Monday, 3 October 2016

Red-Flanked Browntail Closely followed by a trapped Black-spotted Browntail

Monday 3rd October Fresh to strong ESE Sunny, cool.

Sunshine but much cooler due to the fresh wind. It is in the right direction though so who knows, there may be birds. Like yesterday? One can only hope but a day like that is really a once in a lifetime event.
A slavonian grebe is close in at North Haven again. The blyth's reed warbler is showing from the Bird Observatory garden before breakfast and a common rosefinch has been caught in a mist net. Measured and ringed, it is soon released.

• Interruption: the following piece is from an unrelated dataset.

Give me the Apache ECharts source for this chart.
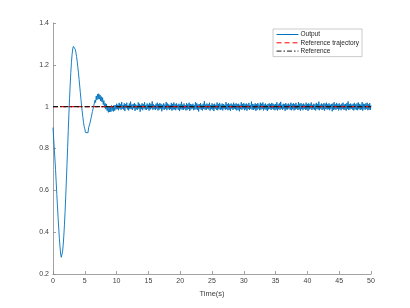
<!DOCTYPE html>
<html>
<head>
<meta charset="utf-8">
<script src="https://cdn.jsdelivr.net/npm/echarts@6/dist/echarts.min.js"></script>
<style>
html,body{margin:0;padding:0;background:#fff;}
#chart{width:410px;height:308px;}
</style>
</head>
<body>
<div id="chart"></div>
<script>
// Sample step of the simulated output (s)
const sampleStep = 0.1;

// Output values, one per sample (t = 0 ... 50 s)
const outputValues = [
0.900,0.850,0.800,0.750,0.700,0.640,0.580,0.525,0.470,0.420,
0.370,0.330,0.295,0.280,0.287,0.306,0.338,0.381,0.435,0.498,
0.569,0.645,0.724,0.805,0.886,0.964,1.038,1.104,1.163,1.212,
1.250,1.276,1.288,1.289,1.284,1.274,1.260,1.240,1.217,1.191,
1.162,1.131,1.099,1.066,1.034,1.003,0.974,0.948,0.925,0.905,
0.894,0.877,0.881,0.869,0.885,0.875,0.899,0.892,0.920,0.914,
0.947,0.942,0.977,0.970,1.003,0.994,1.031,1.020,1.051,1.032,
1.060,1.036,1.062,1.036,1.056,1.027,1.048,1.023,1.043,1.010,
1.029,0.996,1.016,0.988,1.013,0.981,0.998,0.973,0.999,0.975,
1.000,0.975,1.006,0.981,1.002,0.977,1.007,0.981,1.007,0.987,
1.014,0.988,1.009,0.983,1.018,0.991,1.011,0.985,1.022,0.990,
1.008,0.986,1.016,0.979,1.012,0.993,1.019,0.987,1.006,0.982,
1.015,0.989,1.024,0.988,1.010,0.984,1.013,0.992,1.017,0.980,
1.011,0.987,1.007,0.985,1.020,0.990,1.014,0.976,1.009,0.988,
1.016,0.983,1.012,0.991,1.021,0.986,1.008,0.984,1.015,0.989,
1.010,0.981,1.018,0.987,1.013,0.992,1.025,0.985,1.011,0.988,
1.007,0.984,1.014,0.990,1.019,0.982,1.012,0.986,1.017,0.991,
1.013,0.978,1.009,0.987,1.016,0.985,1.010,0.989,1.022,0.983,
1.015,0.990,1.011,0.984,1.008,0.988,1.018,0.981,1.013,0.986,
1.020,0.987,1.012,0.983,1.016,0.991,1.009,0.985,1.014,0.979,
1.011,0.988,1.023,0.986,1.010,0.984,1.015,0.990,1.007,0.982,
1.017,0.985,1.012,0.989,1.019,0.980,1.013,0.987,1.010,0.991,
1.014,0.983,1.008,0.986,1.021,0.988,1.016,0.984,1.011,0.977,
1.012,0.990,1.017,0.985,1.009,0.982,1.014,0.989,1.026,0.986,
1.010,0.984,1.015,0.991,1.012,0.987,1.019,0.981,1.008,0.988,
1.016,0.986,1.011,0.979,1.014,0.990,1.009,0.985,1.020,0.983,
1.013,0.989,1.018,0.984,1.010,0.987,1.015,0.982,1.012,0.990,
1.009,0.985,1.022,0.988,1.013,0.983,1.017,0.986,1.011,0.980,
1.015,0.991,1.010,0.984,1.019,0.989,1.012,0.987,1.016,0.982,
1.011,0.986,1.014,0.978,1.009,0.988,1.021,0.985,1.013,0.990,
1.017,0.983,1.012,0.987,1.015,0.981,1.010,0.989,1.018,0.984,
1.008,0.990,1.024,0.986,1.013,0.984,1.011,0.988,1.016,0.980,
1.012,0.985,1.017,0.991,1.010,0.983,1.019,0.986,1.014,0.989,
1.020,0.982,1.011,0.988,1.015,0.985,1.009,0.979,1.013,0.987,
1.016,0.989,1.012,0.984,1.018,0.990,1.014,0.986,1.010,0.983,
1.013,0.987,1.021,0.982,1.011,0.988,1.016,0.985,1.023,0.990,
1.009,0.984,1.014,0.989,1.012,0.980,1.017,0.987,1.011,0.986,
1.015,0.991,1.010,0.985,1.019,0.983,1.013,0.988,1.016,0.982,
1.012,0.986,1.018,0.990,1.009,0.984,1.022,0.987,1.014,0.981,
1.017,0.988,1.011,0.983,1.015,0.989,1.010,0.985,1.019,0.986,
1.013,0.980,1.016,0.987,1.012,0.991,1.020,0.984,1.009,0.988,
1.014,0.985,1.011,0.982,1.018,0.989,1.013,0.986,1.024,0.983,
1.010,0.990,1.015,0.984,1.011,0.987,1.017,0.981,1.014,0.989,
1.019,0.986,1.012,0.988,1.016,0.983,1.010,0.990,1.013,0.978,
1.015,0.984,1.021,0.987,1.011,0.985,1.018,0.989,1.012,0.982,
1.016,0.988,1.009,0.983,1.014,0.990,1.019,0.986,1.011,0.985,
1.013,0.981,1.017,0.989,1.025,0.984,1.012,0.987,1.015,0.990,
1.010,0.986,1.014,0.982,1.018,0.988,1.011,0.985,1.016,0.983,
1.020,0.989,1.013,0.984,1.010,0.987,1.022,0.981,1.014,0.988,
1.012,0.985,1.016,0.990,1.019,0.983,1.011,0.986,1.017,0.984,
1.006
];

// Reference trajectory and reference (constant set-point)
const refTime = [0, 50];
const refTrajectoryValues = [1, 1];
const referenceValues = [1, 1];

// Axis ticks
const xTicks = [0, 5, 10, 15, 20, 25, 30, 35, 40, 45, 50];
const yTicks = [0.2, 0.4, 0.6, 0.8, 1, 1.2, 1.4];

const seriesNames = ['Output', 'Reference trajectory', 'Reference'];

const outputData = outputValues.map((v, i) => [i * sampleStep, v]);
const refTrajData = refTime.map((t, i) => [t, refTrajectoryValues[i]]);
const refData = refTime.map((t, i) => [t, referenceValues[i]]);

const chart = echarts.init(document.getElementById('chart'), null, {renderer: 'canvas'});
const fontFam = 'Liberation Sans, Arial, Helvetica, sans-serif';
const axisCol = '#8a8a8a';
const textCol = '#404040';

chart.setOption({
  animation: false,
  backgroundColor: '#ffffff',
  grid: {left: 53, right: 39, top: 23, bottom: 34, containLabel: false},
  legend: {
    orient: 'vertical',
    left: 273, top: 29,
    padding: [2, 3, 2, 3],
    itemGap: 1.3,
    itemWidth: 22, itemHeight: 7,
    borderColor: '#a8a8a8', borderWidth: 0.6,
    backgroundColor: '#ffffff',
    itemStyle: {opacity: 0},
    lineStyle: {width: 1},
    textStyle: {fontSize: 6.5, color: '#262626', fontFamily: fontFam, padding: [0, 0, 0, -3]},
    data: seriesNames
  },
  xAxis: {
    type: 'value',
    min: xTicks[0], max: xTicks[xTicks.length - 1], interval: 5,
    name: 'Time(s)', nameLocation: 'middle', nameGap: 16,
    nameTextStyle: {fontSize: 7.5, color: textCol, fontFamily: fontFam},
    axisLine: {show: true, onZero: false, lineStyle: {color: axisCol, width: 0.8}},
    axisTick: {show: true, inside: true, length: 3, lineStyle: {color: axisCol, width: 0.8}},
    axisLabel: {fontSize: 7, color: textCol, fontFamily: fontFam, margin: 4},
    splitLine: {show: false}
  },
  yAxis: {
    type: 'value',
    min: yTicks[0], max: yTicks[yTicks.length - 1], interval: 0.2,
    axisLine: {show: true, onZero: false, lineStyle: {color: axisCol, width: 0.8}},
    axisTick: {show: true, inside: true, length: 3, lineStyle: {color: axisCol, width: 0.8}},
    axisLabel: {fontSize: 7, color: textCol, fontFamily: fontFam, margin: 4,
      formatter: v => String(Math.round(v * 10) / 10)},
    splitLine: {show: false}
  },
  series: [
    {
      name: seriesNames[0], type: 'line', data: outputData,
      showSymbol: false, symbol: 'none',
      lineStyle: {color: '#0072BD', width: 0.9},
      itemStyle: {color: '#0072BD'}
    },
    {
      name: seriesNames[1], type: 'line', data: refTrajData,
      showSymbol: false, symbol: 'none',
      lineStyle: {color: '#ff0000', width: 1.3, type: [5, 3]},
      itemStyle: {color: '#ff0000'}
    },
    {
      name: seriesNames[2], type: 'line', data: refData,
      showSymbol: false, symbol: 'none',
      lineStyle: {color: '#1a1a1a', width: 1.3, type: [5, 2, 1.5, 2]},
      itemStyle: {color: '#1a1a1a'}
    }
  ]
});
</script>
</body>
</html>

Yesterday's list of rares is still on the Bird Observatory noticeboard testing everyone to find better today.
Down the island it is immediately clear that there has been a huge clear out of migrant birds. I don't see my first phyllosc' for a couple of hours.
Jack snipe, curlews, pipits, fulmars, gannets, pink-footed geese, wigeon; the day goes by and although I see a group of birders gather to look at the lanceolated warbler, now to be found in the garden at Midway, I don't join them. I continue to search.
To the shop in the afternoon for food I go to the Kirk to read and have lunch.
After lunch I am walking the bike up the hill by the school when a bird comes out of the long grass. I think it looks good. I watch where it doves down into the grass and head that way. It doesn't flush until I almost tread on it and it flies like a bullet and into a ditch. What is it? A thrush? That size but behaving like this. Must check. I carefully walk the ditch and up it flies again heading away from me at seed to dive into a ditch once again.
I phone Lee Gregory who I can see a few hundred yards away near North Shirva. Lee is a great friend and he with Cath Mendez come over. Meanwhile I have been praying to my guardian angels that it is a good bird.
The three of us move over to the last place I saw the bird and out comes a . . .
red-flanked browntail! (work it out....)

Oh well, always call out a bird you're not sure of. I have never seen a redwing, for that's what it was, behave in such a way. Wierd.

The three comrades walk back towards the Bird Obs and laugh. Lee walks the Plantation Heligoland trap and the Gully one also. From the latter he comes out with a bird in the bag, a black-spotted browntail. OK, a song thrush to you and me. One day it will be a mega but not today.